The distinction between the skills used to navigate today’s world and the knowledge gained by meta-physical wisdoms is important to explore, as it as it forms one of the greatest ironies of our time. Despite having the most information available—ever in our collective history at our fingertips—we create our own narrow realities. Depending on the search terms we use, the friend lists we cultivate, and the algorithms that websites use to pre-determine what we would like on our screens, we are not using the information available to us because we are instinctively drawn to ideas and thoughts that are similar to our own. While we have the ability to seek to know more than any generation before us, we are continuously exposed to information and ideas that align with our own world-view. Despite the opportunities presented by today’s technology, we are using it to bolster what we think and not how we think.

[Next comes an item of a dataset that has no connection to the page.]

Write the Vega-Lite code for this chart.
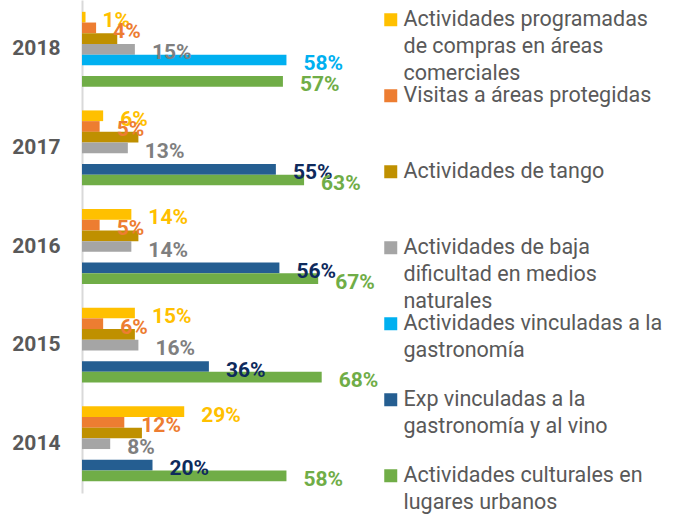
{
  "$schema": "https://vega.github.io/schema/vega-lite/v6.json",
  "width": 282,
  "height": 493,
  "autosize": "none",
  "padding": {"left": 82, "top": 0, "right": 312, "bottom": 22},
  "config": {
    "view": {"stroke": null},
    "font": "Roboto",
    "style": {"guide-label": {"lineHeight": 27}}
  },
  "data": {
    "values": [
      {"year": "2018", "series": "Actividades programadas de compras en áreas comerciales", "value": 0.01},
      {"year": "2018", "series": "Visitas a áreas protegidas", "value": 0.04},
      {"year": "2018", "series": "Actividades de tango", "value": 0.10},
      {"year": "2018", "series": "Actividades de baja dificultad en medios naturales", "value": 0.15},
      {"year": "2018", "series": "Actividades vinculadas a la gastronomía", "value": 0.58},
      {"year": "2018", "series": "Actividades culturales en lugares urbanos", "value": 0.57},
      {"year": "2017", "series": "Actividades programadas de compras en áreas comerciales", "value": 0.06},
      {"year": "2017", "series": "Visitas a áreas protegidas", "value": 0.05},
      {"year": "2017", "series": "Actividades de tango", "value": 0.16},
      {"year": "2017", "series": "Actividades de baja dificultad en medios naturales", "value": 0.13},
      {"year": "2017", "series": "Exp vinculadas a la gastronomía y al vino", "value": 0.55},
      {"year": "2017", "series": "Actividades culturales en lugares urbanos", "value": 0.63},
      {"year": "2016", "series": "Actividades programadas de compras en áreas comerciales", "value": 0.14},
      {"year": "2016", "series": "Visitas a áreas protegidas", "value": 0.05},
      {"year": "2016", "series": "Actividades de tango", "value": 0.16},
      {"year": "2016", "series": "Actividades de baja dificultad en medios naturales", "value": 0.14},
      {"year": "2016", "series": "Exp vinculadas a la gastronomía y al vino", "value": 0.56},
      {"year": "2016", "series": "Actividades culturales en lugares urbanos", "value": 0.67},
      {"year": "2015", "series": "Actividades programadas de compras en áreas comerciales", "value": 0.15},
      {"year": "2015", "series": "Visitas a áreas protegidas", "value": 0.06},
      {"year": "2015", "series": "Actividades de tango", "value": 0.15},
      {"year": "2015", "series": "Actividades de baja dificultad en medios naturales", "value": 0.16},
      {"year": "2015", "series": "Exp vinculadas a la gastronomía y al vino", "value": 0.36},
      {"year": "2015", "series": "Actividades culturales en lugares urbanos", "value": 0.68},
      {"year": "2014", "series": "Actividades programadas de compras en áreas comerciales", "value": 0.29},
      {"year": "2014", "series": "Visitas a áreas protegidas", "value": 0.12},
      {"year": "2014", "series": "Actividades de tango", "value": 0.17},
      {"year": "2014", "series": "Actividades de baja dificultad en medios naturales", "value": 0.08},
      {"year": "2014", "series": "Exp vinculadas a la gastronomía y al vino", "value": 0.20},
      {"year": "2014", "series": "Actividades culturales en lugares urbanos", "value": 0.58}
    ]
  },
  "encoding": {
    "y": {
      "field": "year",
      "type": "nominal",
      "sort": "descending",
      "scale": {"paddingInner": 0.24, "paddingOuter": 0.12},
      "axis": {
        "title": null,
        "ticks": false,
        "domainColor": "#d9d9d9",
        "domainWidth": 2,
        "labelFontSize": 21,
        "labelFontWeight": "bold",
        "labelColor": "#595959",
        "labelPadding": 22
      }
    },
    "yOffset": {
      "field": "series",
      "type": "nominal",
      "scale": {
        "domain": [
          "Actividades programadas de compras en áreas comerciales",
          "Visitas a áreas protegidas",
          "Actividades de tango",
          "Actividades de baja dificultad en medios naturales",
          "Actividades vinculadas a la gastronomía",
          "Exp vinculadas a la gastronomía y al vino",
          "Actividades culturales en lugares urbanos"
        ],
        "paddingInner": 0,
        "paddingOuter": 0
      }
    },
    "x": {
      "field": "value",
      "type": "quantitative",
      "scale": {"domain": [0, 0.8]},
      "axis": null
    }
  },
  "layer": [
    {
      "mark": {"type": "bar"},
      "encoding": {
        "color": {
          "field": "series",
          "type": "nominal",
          "scale": {
            "domain": [
              "Actividades programadas de compras en áreas comerciales",
              "Visitas a áreas protegidas",
              "Actividades de tango",
              "Actividades de baja dificultad en medios naturales",
              "Actividades vinculadas a la gastronomía",
              "Exp vinculadas a la gastronomía y al vino",
              "Actividades culturales en lugares urbanos"
            ],
            "range": ["#FFC000", "#ED7D31", "#BF9000", "#A5A5A5", "#00B0F0", "#255E91", "#70AD47"]
          },
          "legend": {
            "title": null,
            "orient": "none",
            "legendX": 298,
            "legendY": 9,
            "padding": 0,
            "symbolType": "square",
            "symbolSize": 169,
            "symbolStrokeWidth": 0,
            "labelFontSize": 21.5,
            "labelColor": "#595959",
            "labelLimit": 400,
            "labelOffset": 2,
            "rowPadding": -3,
            "labelExpr": "{'Actividades programadas de compras en áreas comerciales': ['Actividades programadas', 'de compras en áreas', 'comerciales'], 'Visitas a áreas protegidas': ['Visitas a áreas protegidas', '', ''], 'Actividades de tango': ['Actividades de tango', '', ''], 'Actividades de baja dificultad en medios naturales': ['Actividades de baja', 'dificultad en medios', 'naturales'], 'Actividades vinculadas a la gastronomía': ['Actividades vinculadas a la', 'gastronomía', ''], 'Exp vinculadas a la gastronomía y al vino': ['Exp vinculadas a la', 'gastronomía y al vino', ''], 'Actividades culturales en lugares urbanos': ['Actividades culturales en', 'lugares urbanos', '']}[datum.label]"
          }
        }
      }
    },
    {
      "transform": [{"filter": "datum.series != 'Actividades de tango'"}],
      "mark": {
        "type": "text",
        "align": "left",
        "baseline": "middle",
        "dx": 17,
        "dy": 4,
        "fontSize": 21,
        "fontWeight": "bold"
      },
      "encoding": {
        "text": {"field": "value", "type": "quantitative", "format": ".0%"},
        "color": {
          "field": "series",
          "type": "nominal",
          "scale": {
            "domain": [
              "Actividades programadas de compras en áreas comerciales",
              "Visitas a áreas protegidas",
              "Actividades de tango",
              "Actividades de baja dificultad en medios naturales",
              "Actividades vinculadas a la gastronomía",
              "Exp vinculadas a la gastronomía y al vino",
              "Actividades culturales en lugares urbanos"
            ],
            "range": ["#FFC000", "#ED7D31", "#BF9000", "#7F7F7F", "#00B0F0", "#0E2A5C", "#70AD47"]
          },
          "legend": null
        }
      }
    }
  ],
  "resolve": {"scale": {"color": "independent"}}
}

Education in all-encompassing spirituality provides an insight into the world views of others, and enables an ability to think deeply and precisely about the world around us despite its complexity. In my perspective, the time of education in all-encompassing spirituality is now. If we are to turn the daily “bad news” stories into challenges to be faced and opportunities to be created, we need a society that can think deeper than the veneer that is passed off as news and information today.
I am excited by the promise that Cloverleaf holds. Given the ever-changing nature of our world today, Cloverleaf provides a space for thinkers across the globe to articulate the importance of all-encompassing spirituality. It is my hope that Cloverleaf will be accessible so that topics that are discussed in the journal are relatable and available for the broader public.